Иногда они вчетвером выезжали верхом. Старый граф ухаживал при этом за Кларой, делая это довольно недвусмысленно: он всегда знал, как лучше ухватить, за что поддержать, пока помогаешь даме спрыгнуть с седла. Но серьезная опасность с его стороны Кларе, как видно, не угрожала: граф как бы прикидывал про себя, чего тут больше – выигрыша или риска. Возможно, он боялся осрамиться и особенно боялся жены.

Графиня – женщина лет за сорок – все еще очень красивая и величественная, как статуя, была приветлива к гостям, но, где только могла, избегала их общества, ссылаясь то на мигрень, то еще на что-нибудь. Ни о чем, касавшемся семьи, никогда в присутствии обеих дам не говорила, на «ты» с ними не переходила.

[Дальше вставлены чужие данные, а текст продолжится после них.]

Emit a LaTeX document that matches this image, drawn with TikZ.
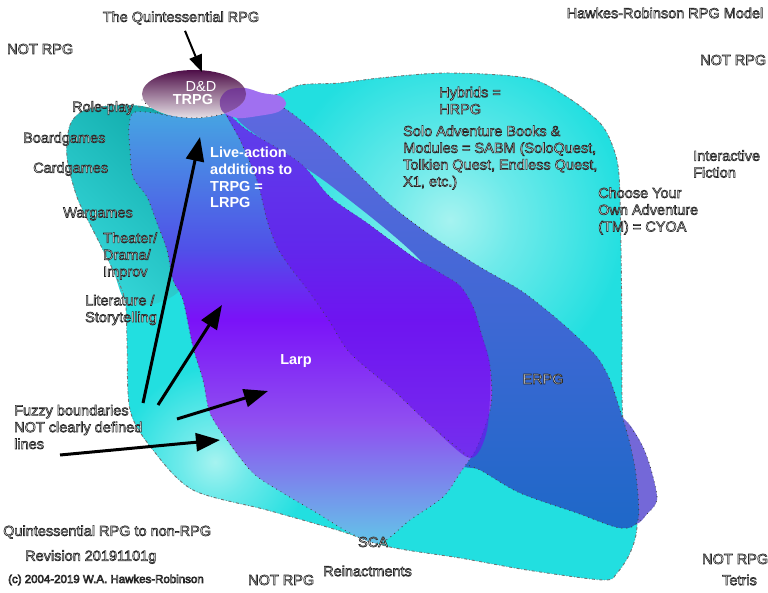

Бэллочку Клара едва узнала. Она сильно загорела и как-то по-деревенски опростилась. Может быть, волосы, три месяца не видавшие парикмахера, были тому причиной. Бэлла зачесывала их теперь гладко, либо закладывала в пучок, либо, как школьница, перевязав сзади ленточкой, распускала по спине «конским хвостом». Даже походка стала у нее другая – словно она отвыкла от гладкого асфальта, приучившись к ухабам и водомоинам проселков, тропинок, карабкающихся по горным виноградникам. Но особенно удивило Клару другое: Бэлла очень часто была теперь мрачной, раздражительной, дурно настроенной. Она приехала сюда в качестве невесты Андраша с замашками дамы, избалованной вниманием пештских поклонников, готовых выполнить любое ее желание. Однако достаточно было одного тихого, но решительного заявления графини – Клара узнала о нем сразу же по прибытии, хотя и не от Бэллы, – чтобы всяким иллюзиям был положен конец. Она сказала твердо, что сын ее не женится раньше тридцати лет и что вообще мужчины до тридцати не способны найти достойных им женщин. Андрашу было двадцать два года, Бэлле двадцать пять. А в остальном, при всей набожности графини, она довольно снисходительно отнеслась к тому, что под одной крышей с ее семьей живет любовница сына. Но именно так: любовница. Это было видно хотя бы из снисходительно-сострадательного внимания, с каким она относилась к дочурке Бэллы, – часто брала ее с собой гулять, в церковь, рассказывала ей сказки, играла с ней. «Ребенок не должен ничего видеть, он не понимает».

Андраш был очень внимателен к Бэлле за столом, в обществе. Как-то раз Бэлла обронила, что ей очень недостает музыки. Лишь на миллиметр шевельнулась при этих словах бровь графини, но Андраш отказался от задуманной с вечера охоты и весь день крутил патефон. Графиня как бы пользовалась присутствием Бэллы, чтобы довершить обучение сына тому, как джентльмен должен вести себя по отношению к женщине.

Клара никогда, даже для самой себя, не облекала это в слова, но видела совершенно отчетливо: Бэлла допустила свой самый большой просчет именно там, где ожидала наибольшего светского успеха. И своим женским инстинктом Клара чувствовала – нет, отчетливо видела – причину этого просчета, особенно когда Бэлла в минуты откровенности начинала говорить о Ласло Саларди, вспоминать о днях их любви.